WARMING UP: With this final column of the summer, we wrap up a season that’s traditionally light on lectures, what with both readers and authors off on vacation and our beloved academic institutions lying relatively dormant. Hence the term “summer reading,” I suppose. This is the last stretch of the year when readers, free from talk about books and book events, can actually sit down and do some reading. And with about two weeks to go, perhaps you can polish off a few pulpy novels, or a decent chunk of that brick-like tome you’ve been meaning to crack open. Still, if you’re inclined to get out and see with your own eyes what our reading and writing communities are up to, here’s the lowdown on the rest of summer’s happenings.
FRIEND, CONFIDANT, POURER OF DECAF: With origins in a recent UCSB multimedia art exhibit, Candacy Taylor‘s Counter Culture: The American Coffee Shop Waitress documents the cultures that have developed in and around our country’s coffee shops-not to mention the career waitresses who give these places their true identities. As a photographer, writer, artistic ethnographer, and former waitress herself, Taylor traveled the United States gathering these waitresses’ life stories and capturing images of them doing what they do best: not just serving food, but enriching lives. On Saturday, September 5, at 7 p.m., Taylor’s journeys bring her to Chaucer’s Books (3321 State St.) for a talk and signing about this under-examined cultural phenomenon.

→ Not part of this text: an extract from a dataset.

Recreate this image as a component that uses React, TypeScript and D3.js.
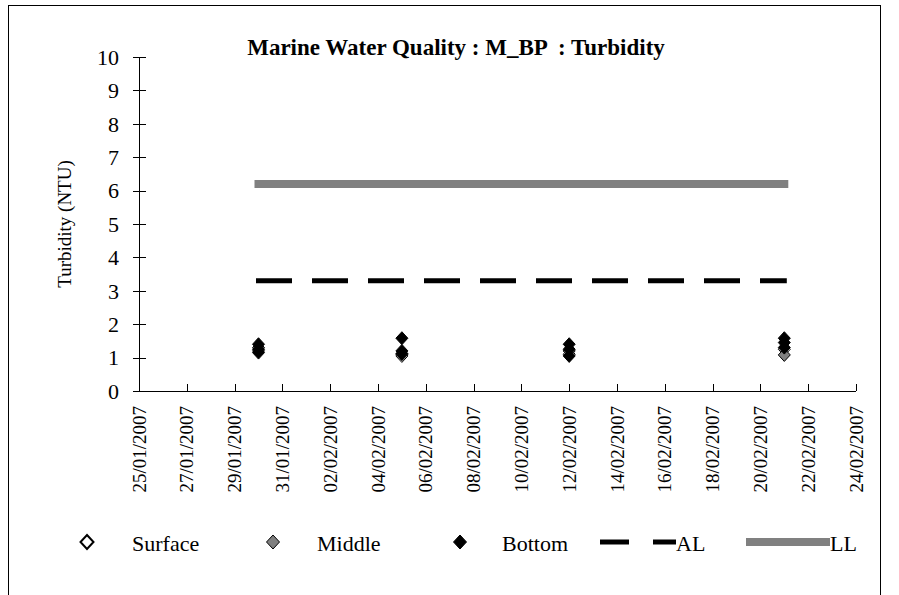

LEARN THE RULES BEFORE YOU LEARN THE LAW: Also at Chaucer’s, Ann Levine will appear in support of her new book, The Law School Admission Game: Play Like an Expert. Any students considering putting in an application to law school know full well that they must prepare themselves to run a selective, highly competitive gauntlet before the heavy oak (and no doubt ivy-bordered) doors open for them. Few have positioned themselves as well to learn the inside secrets of how law school admission departments work than Levine, a professional admissions consultant and the blogger behind Law School Expert. She’ll show up to sign copies of her guide and discuss the trickiest academic game of them all on Tuesday, September 8, at 7 p.m. Admission’s one thing, but as for the studying-you’re on your own.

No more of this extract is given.